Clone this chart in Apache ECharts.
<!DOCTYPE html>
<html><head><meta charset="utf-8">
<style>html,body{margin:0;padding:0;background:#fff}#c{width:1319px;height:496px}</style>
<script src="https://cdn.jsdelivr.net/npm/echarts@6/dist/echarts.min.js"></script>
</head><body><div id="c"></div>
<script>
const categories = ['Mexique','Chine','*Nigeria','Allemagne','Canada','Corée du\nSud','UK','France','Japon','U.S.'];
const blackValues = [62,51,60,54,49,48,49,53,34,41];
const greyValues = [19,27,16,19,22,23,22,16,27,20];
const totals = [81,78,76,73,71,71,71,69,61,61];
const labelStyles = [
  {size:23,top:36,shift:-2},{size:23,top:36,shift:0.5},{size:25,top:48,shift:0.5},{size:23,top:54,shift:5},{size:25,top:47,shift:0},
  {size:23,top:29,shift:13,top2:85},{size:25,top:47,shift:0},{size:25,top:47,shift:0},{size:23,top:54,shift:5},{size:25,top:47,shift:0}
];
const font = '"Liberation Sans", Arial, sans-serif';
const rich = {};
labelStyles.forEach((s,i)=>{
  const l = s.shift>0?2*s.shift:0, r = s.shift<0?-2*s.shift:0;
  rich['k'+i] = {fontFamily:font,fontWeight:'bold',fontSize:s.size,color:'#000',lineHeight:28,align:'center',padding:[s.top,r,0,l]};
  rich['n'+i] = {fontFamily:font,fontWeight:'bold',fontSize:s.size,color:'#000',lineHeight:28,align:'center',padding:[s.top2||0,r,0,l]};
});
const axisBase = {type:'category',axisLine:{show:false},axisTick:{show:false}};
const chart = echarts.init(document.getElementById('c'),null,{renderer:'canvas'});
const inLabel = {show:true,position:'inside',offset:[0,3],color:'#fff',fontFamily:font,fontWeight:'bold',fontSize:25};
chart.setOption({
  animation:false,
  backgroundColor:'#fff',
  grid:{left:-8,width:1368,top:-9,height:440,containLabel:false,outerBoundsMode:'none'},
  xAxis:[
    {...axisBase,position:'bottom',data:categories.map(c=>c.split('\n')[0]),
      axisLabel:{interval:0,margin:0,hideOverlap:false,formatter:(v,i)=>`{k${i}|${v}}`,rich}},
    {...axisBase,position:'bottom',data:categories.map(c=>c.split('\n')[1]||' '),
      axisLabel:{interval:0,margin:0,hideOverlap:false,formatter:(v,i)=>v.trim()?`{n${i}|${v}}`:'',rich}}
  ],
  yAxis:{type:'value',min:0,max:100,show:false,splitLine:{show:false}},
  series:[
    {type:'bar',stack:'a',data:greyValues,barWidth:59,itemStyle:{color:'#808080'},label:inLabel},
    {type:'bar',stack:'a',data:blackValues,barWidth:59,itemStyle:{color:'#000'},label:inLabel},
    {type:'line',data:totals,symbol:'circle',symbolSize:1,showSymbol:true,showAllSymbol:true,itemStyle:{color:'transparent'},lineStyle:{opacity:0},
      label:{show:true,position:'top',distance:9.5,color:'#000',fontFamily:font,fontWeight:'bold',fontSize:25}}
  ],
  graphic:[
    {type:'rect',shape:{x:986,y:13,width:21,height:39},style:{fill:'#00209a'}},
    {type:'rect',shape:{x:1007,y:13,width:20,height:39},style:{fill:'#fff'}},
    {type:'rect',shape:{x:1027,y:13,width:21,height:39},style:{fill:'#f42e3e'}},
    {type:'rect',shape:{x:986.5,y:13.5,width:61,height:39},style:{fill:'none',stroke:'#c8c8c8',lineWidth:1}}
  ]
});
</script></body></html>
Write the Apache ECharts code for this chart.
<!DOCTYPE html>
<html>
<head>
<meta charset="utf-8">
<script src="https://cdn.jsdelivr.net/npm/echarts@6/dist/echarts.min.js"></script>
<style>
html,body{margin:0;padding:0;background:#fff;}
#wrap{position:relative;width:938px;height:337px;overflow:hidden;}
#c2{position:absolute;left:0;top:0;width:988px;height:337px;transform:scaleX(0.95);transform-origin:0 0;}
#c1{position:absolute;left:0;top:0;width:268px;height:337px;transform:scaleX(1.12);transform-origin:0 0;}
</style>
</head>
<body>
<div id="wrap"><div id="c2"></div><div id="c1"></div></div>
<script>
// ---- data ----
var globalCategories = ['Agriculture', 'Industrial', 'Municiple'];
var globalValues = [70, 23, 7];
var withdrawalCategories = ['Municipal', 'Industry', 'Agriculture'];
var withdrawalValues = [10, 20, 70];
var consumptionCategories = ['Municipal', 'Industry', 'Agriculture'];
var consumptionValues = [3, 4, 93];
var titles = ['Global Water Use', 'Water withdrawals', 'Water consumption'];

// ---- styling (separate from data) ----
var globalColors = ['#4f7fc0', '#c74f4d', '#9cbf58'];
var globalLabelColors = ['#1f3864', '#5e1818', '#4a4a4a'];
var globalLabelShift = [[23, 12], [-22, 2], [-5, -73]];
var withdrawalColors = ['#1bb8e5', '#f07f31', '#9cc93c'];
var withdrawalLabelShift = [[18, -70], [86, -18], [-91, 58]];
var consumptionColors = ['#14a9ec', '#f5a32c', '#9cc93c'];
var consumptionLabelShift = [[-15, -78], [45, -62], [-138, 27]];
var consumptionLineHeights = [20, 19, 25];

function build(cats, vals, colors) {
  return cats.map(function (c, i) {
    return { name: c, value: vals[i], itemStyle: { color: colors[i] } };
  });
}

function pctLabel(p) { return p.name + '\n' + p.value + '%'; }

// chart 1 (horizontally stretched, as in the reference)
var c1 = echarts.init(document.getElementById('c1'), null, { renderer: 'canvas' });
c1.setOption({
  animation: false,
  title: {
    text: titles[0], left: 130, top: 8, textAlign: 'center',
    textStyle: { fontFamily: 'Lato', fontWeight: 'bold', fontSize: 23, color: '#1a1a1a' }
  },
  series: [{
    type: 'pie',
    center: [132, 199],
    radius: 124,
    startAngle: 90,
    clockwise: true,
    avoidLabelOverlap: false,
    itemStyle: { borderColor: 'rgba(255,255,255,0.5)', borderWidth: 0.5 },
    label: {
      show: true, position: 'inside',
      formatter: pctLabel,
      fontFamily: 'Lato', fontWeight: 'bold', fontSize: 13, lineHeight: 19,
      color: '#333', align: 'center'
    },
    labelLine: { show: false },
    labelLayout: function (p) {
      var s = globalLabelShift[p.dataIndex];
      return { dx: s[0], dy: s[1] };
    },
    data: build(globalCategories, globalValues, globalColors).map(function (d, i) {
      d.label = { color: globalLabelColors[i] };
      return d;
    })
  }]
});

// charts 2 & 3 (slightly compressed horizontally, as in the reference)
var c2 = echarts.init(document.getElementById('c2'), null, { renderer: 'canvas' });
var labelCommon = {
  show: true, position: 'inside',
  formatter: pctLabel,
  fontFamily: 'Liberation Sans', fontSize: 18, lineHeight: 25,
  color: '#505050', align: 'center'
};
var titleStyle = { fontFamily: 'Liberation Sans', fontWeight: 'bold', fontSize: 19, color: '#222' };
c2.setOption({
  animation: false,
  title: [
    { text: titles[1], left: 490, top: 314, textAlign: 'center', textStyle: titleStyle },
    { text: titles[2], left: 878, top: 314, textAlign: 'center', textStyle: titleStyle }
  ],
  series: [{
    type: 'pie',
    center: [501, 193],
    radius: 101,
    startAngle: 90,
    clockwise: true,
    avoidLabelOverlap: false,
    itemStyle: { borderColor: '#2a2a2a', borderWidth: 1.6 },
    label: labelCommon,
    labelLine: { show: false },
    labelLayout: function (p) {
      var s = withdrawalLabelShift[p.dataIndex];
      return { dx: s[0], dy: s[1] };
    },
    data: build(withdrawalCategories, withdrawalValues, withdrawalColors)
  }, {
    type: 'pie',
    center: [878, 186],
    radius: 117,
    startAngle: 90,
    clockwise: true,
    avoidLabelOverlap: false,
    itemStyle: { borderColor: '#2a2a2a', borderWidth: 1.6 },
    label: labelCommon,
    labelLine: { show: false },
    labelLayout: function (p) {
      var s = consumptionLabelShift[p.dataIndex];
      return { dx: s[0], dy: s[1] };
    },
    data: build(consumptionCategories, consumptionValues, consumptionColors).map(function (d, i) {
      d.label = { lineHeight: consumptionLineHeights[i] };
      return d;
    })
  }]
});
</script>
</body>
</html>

_WORK REQUIRED_:
The lines to extract from the data above begin with the line containing "Write the Apache ECharts code for this chart." and end with the line containing "var titles = ['Global". Extract them exactly, including both.

_REPLY_:
Write the Apache ECharts code for this chart.
<!DOCTYPE html>
<html>
<head>
<meta charset="utf-8">
<script src="https://cdn.jsdelivr.net/npm/echarts@6/dist/echarts.min.js"></script>
<style>
html,body{margin:0;padding:0;background:#fff;}
#wrap{position:relative;width:938px;height:337px;overflow:hidden;}
#c2{position:absolute;left:0;top:0;width:988px;height:337px;transform:scaleX(0.95);transform-origin:0 0;}
#c1{position:absolute;left:0;top:0;width:268px;height:337px;transform:scaleX(1.12);transform-origin:0 0;}
</style>
</head>
<body>
<div id="wrap"><div id="c2"></div><div id="c1"></div></div>
<script>
// ---- data ----
var globalCategories = ['Agriculture', 'Industrial', 'Municiple'];
var globalValues = [70, 23, 7];
var withdrawalCategories = ['Municipal', 'Industry', 'Agriculture'];
var withdrawalValues = [10, 20, 70];
var consumptionCategories = ['Municipal', 'Industry', 'Agriculture'];
var consumptionValues = [3, 4, 93];
var titles = ['Global Water Use', 'Water withdrawals', 'Water consumption'];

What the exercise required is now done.